Bolsonaro, Lula trade blows in bruising final Brazil election debate

People observe a debate ahead of the runoff election between Brazil’s President and candidate for re-election Jair Bolsonaro and former President and current candidate Luiz Inacio Lula da Silva, at a bar in Brasilia on Friday.

RIO DE JANEIRO (Reuters) — Brazil’s right-wing President Jair Bolsonaro and his leftist election rival, Luiz Inacio Lula da Silva, traded barbs late on Friday in their final televised debate ahead of Sunday’s tense runoff vote.

Polls suggest Lula is the slight favorite to come back for a third term, capping a remarkable political renaissance after his jailing on graft convictions that were overturned. But Bolsonaro outperformed opinion polls in the first-round vote this month, and many analysts say the election could go either way.

During Friday’s free-wheeling debate, the deeply polarizing figures attacked each other’s character and record, accused each other of lying and refused repeatedly to answer each other’s questions.

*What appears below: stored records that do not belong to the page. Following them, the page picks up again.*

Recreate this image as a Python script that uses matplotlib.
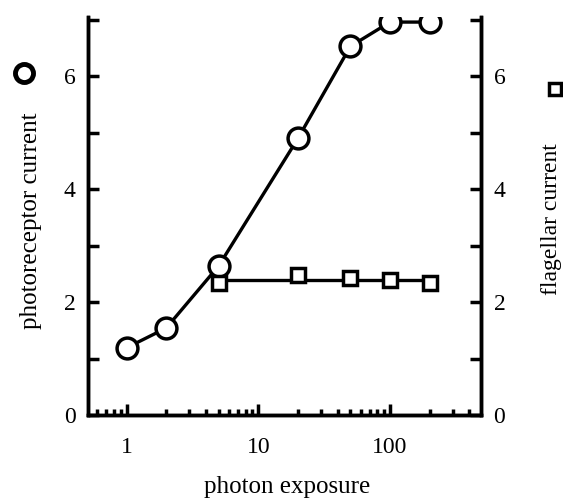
import matplotlib
matplotlib.use("Agg")
import matplotlib.pyplot as plt
from matplotlib.ticker import LogLocator, FixedLocator, NullFormatter
import numpy as np

plt.rcParams['font.family'] = ['Liberation Serif', 'DejaVu Serif']

# photoreceptor current (circles) vs photon exposure
exposure_pr = [1, 2, 5, 20, 50, 100, 200]
current_pr = [1.19, 1.54, 2.64, 4.90, 6.53, 6.96, 6.96]

# flagellar current (squares)
exposure_fl = [5, 20, 50, 100, 200]
current_fl = [2.34, 2.48, 2.42, 2.40, 2.34]

fig = plt.figure(figsize=(5.63, 4.98), dpi=100)
ax = fig.add_axes([88 / 563, 1 - 415 / 498, (481 - 88) / 563, (415 - 17) / 498])
ax2 = ax.twinx()

ax.plot(exposure_pr, current_pr, color='black', lw=2.4, marker='o', ms=15,
        mfc='white', mec='black', mew=2.5, zorder=3)
fl_mean = np.mean(current_fl)
ax2.plot([exposure_fl[0], exposure_fl[-1]], [fl_mean, fl_mean], color='black', lw=2.4, zorder=2)
ax2.plot(exposure_fl, current_fl, ls='none', marker='s', ms=10,
         mfc='white', mec='black', mew=2.5, zorder=3)

for a in (ax, ax2):
    a.set_xscale('log')
    a.set_xlim(0.51, 490)
    a.set_ylim(0, 7.05)
    for s in a.spines.values():
        s.set_linewidth(2.5)
    a.spines['top'].set_visible(False)
    a.set_yticks([0, 2, 4, 6])
    a.yaxis.set_minor_locator(FixedLocator([1, 3, 5, 7]))
    a.tick_params(axis='y', which='both', direction='in', length=8, width=2.5,
                  labelsize=17, pad=9)

ax.xaxis.set_major_locator(FixedLocator([1, 10, 100]))
ax.set_xticklabels(['1', '10', '100'])
ax.xaxis.set_minor_locator(LogLocator(base=10, subs=np.arange(2, 10), numticks=20))
ax.xaxis.set_minor_formatter(NullFormatter())
ax.tick_params(axis='x', which='major', direction='in', length=8, width=2.5,
               labelsize=17, pad=16)
ax.tick_params(axis='x', which='minor', direction='in', length=4, width=2.5)

fig.text(287 / 563, 1 - 487 / 498, 'photon exposure', ha='center', va='center',
         fontsize=18)
fig.text(31 / 563, 1 - 221 / 498, 'photoreceptor current', rotation=90,
         ha='center', va='center', fontsize=18)
fig.text(552 / 563, 1 - 219 / 498, 'flagellar current', rotation=90,
         ha='center', va='center', fontsize=17)

# symbol keys next to the axis labels
ax.plot([24 / 563], [1 - 73 / 498], transform=fig.transFigure, marker='o', ms=13,
        mfc='white', mec='black', mew=3.5, clip_on=False)
ax.plot([555 / 563], [1 - 89 / 498], transform=fig.transFigure, marker='s', ms=9,
        mfc='white', mec='black', mew=2.5, clip_on=False)

fig.savefig('out.png', dpi=100)
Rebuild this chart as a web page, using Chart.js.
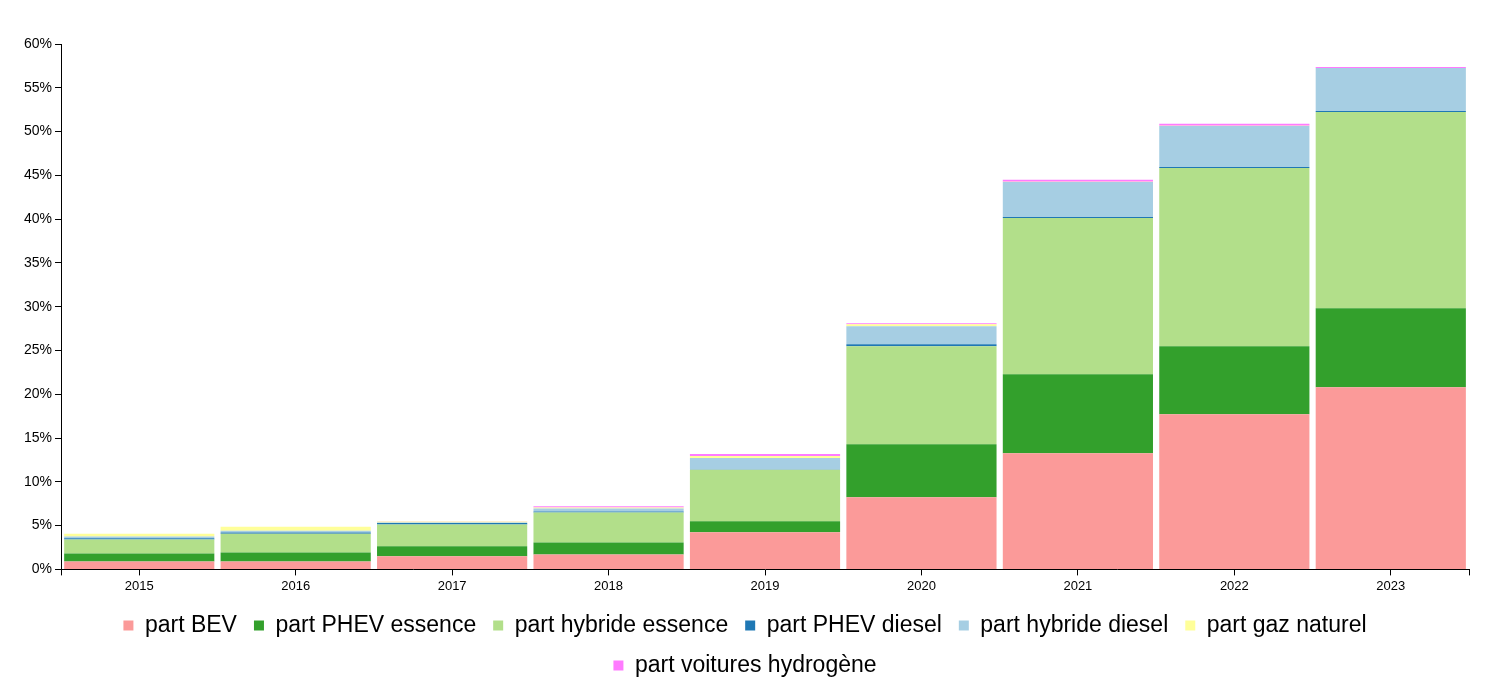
<!DOCTYPE html>
<html>
<head>
<meta charset="utf-8">
<script src="https://cdn.jsdelivr.net/npm/chart.js@4"></script>
<style>
  html, body { margin: 0; padding: 0; background: #fff; }
  #wrap { width: 1497px; height: 692px; }
</style>
</head>
<body>
<div id="wrap"><canvas id="chart" width="1497" height="692"></canvas></div>
<script>
var years = ['2015', '2016', '2017', '2018', '2019', '2020', '2021', '2022', '2023'];

// parts de marché en %
var partBEV = [0.91, 0.91, 1.49, 1.71, 4.23, 8.23, 13.26, 17.71, 20.8];
var partPHEVEssence = [0.91, 1.03, 1.14, 1.37, 1.26, 6.06, 9.03, 7.78, 9.03];
var partHybrideEssence = [1.6, 2.13, 2.51, 3.43, 5.9, 11.2, 17.83, 20.34, 22.4];
var partPHEVDiesel = [0.15, 0.15, 0.15, 0.11, 0.03, 0.23, 0.11, 0.11, 0.11];
var partHybrideDiesel = [0.19, 0.19, 0.08, 0.34, 1.3, 2.06, 4.0, 4.69, 4.91];
var partGazNaturel = [0.3, 0.46, 0.11, 0.11, 0.23, 0.23, 0.05, 0.02, 0.02];
var partHydrogene = [0.01, 0.01, 0.01, 0.15, 0.23, 0.11, 0.23, 0.23, 0.11];

var yTicks = [0, 5, 10, 15, 20, 25, 30, 35, 40, 45, 50, 55, 60];

function ds(label, data, color) {
  return { label: label, data: data, backgroundColor: color, borderWidth: 0,
           barPercentage: 0.96, categoryPercentage: 1.0 };
}

// petits traits aux extrémités de l'axe x (comme un axe d3)
var outerTicks = {
  id: 'outerTicks',
  afterDraw: function(chart) {
    var ctx = chart.ctx, x = chart.scales.x;
    ctx.save();
    ctx.strokeStyle = '#000';
    ctx.lineWidth = 1;
    [x.left, x.right].forEach(function(px) {
      ctx.beginPath();
      ctx.moveTo(Math.round(px) + 0.5, x.top);
      ctx.lineTo(Math.round(px) + 0.5, x.top + 6);
      ctx.stroke();
    });
    ctx.restore();
  }
};

new Chart(document.getElementById('chart'), {
  type: 'bar',
  data: {
    labels: years,
    datasets: [
      ds('part BEV', partBEV, '#fb9a99'),
      ds('part PHEV essence', partPHEVEssence, '#33a02c'),
      ds('part hybride essence', partHybrideEssence, '#b2df8a'),
      ds('part PHEV diesel', partPHEVDiesel, '#1f78b4'),
      ds('part hybride diesel', partHybrideDiesel, '#a6cee3'),
      ds('part gaz naturel', partGazNaturel, '#ffff99'),
      ds('part voitures hydrogène', partHydrogene, '#ff7bff')
    ]
  },
  plugins: [outerTicks],
  options: {
    responsive: false,
    animation: false,
    layout: { padding: { top: 44, right: 28, left: 21, bottom: 5 } },
    plugins: {
      tooltip: { enabled: false },
      legend: {
        position: 'bottom',
        labels: {
          boxWidth: 10, boxHeight: 10, padding: 17,
          color: '#000',
          font: { family: 'Liberation Sans, Arial, sans-serif', size: 23 }
        }
      }
    },
    scales: {
      x: {
        stacked: true,
        grid: { drawOnChartArea: false, drawTicks: true, tickLength: 6, color: '#000', offset: false },
        border: { color: '#000', width: 1 },
        ticks: { color: '#000', padding: 3, font: { family: 'Liberation Sans, Arial, sans-serif', size: 13 } }
      },
      y: {
        stacked: true,
        min: 0,
        max: 60,
        afterBuildTicks: function(axis) {
          axis.ticks = yTicks.map(function(v) { return { value: v }; });
        },
        grid: { drawOnChartArea: false, drawTicks: true, tickLength: 6, color: '#000' },
        border: { color: '#000', width: 1 },
        ticks: {
          color: '#000', padding: 3,
          font: { family: 'Liberation Sans, Arial, sans-serif', size: 14 },
          callback: function(v) { return v + '%'; }
        }
      }
    }
  }
});
</script>
</body>
</html>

Bolsonaro opened the debate by denying reports that he might unpeg the minimum wage from inflation, announcing instead he would raise it to 1,400 reais ($260) a month if re-elected, a move that is not in his government’s 2023 budget.

Still, most analysts and focus groups with undecided voters suggested the president had done little to shake up a race that polls show broadly stable since Lula led the first round of voting on Oct. 2 by 5 percentage points.

That result was better for Bolsonaro than most polls had shown, giving him a boost of momentum to start the month, but the past two weeks of the campaign have presented headwinds.

On Sunday, one of Bolsonaro’s allies opened fire on Federal Police officers coming to arrest him. A week earlier Bolsonaro had to defend himself from attack ads after he told an anecdote about meeting Venezuelan migrant girls in suggestive terms.

In their first head-to-head debate this month, Lula blasted Bolsonaro’s handling of a pandemic in which nearly 700,000 Brazilians have died, while Bolsonaro focused on the graft scandals that tarnished the reputation of Lula’s Workers Party.

On Friday night, both candidates returned repeatedly to Lula’s two terms as president from 2003 to 2010, when high commodity prices helped to boost the economy and combat poverty. Lula vowed to revive those boom times, while Bolsonaro suggested current social programs are more effective.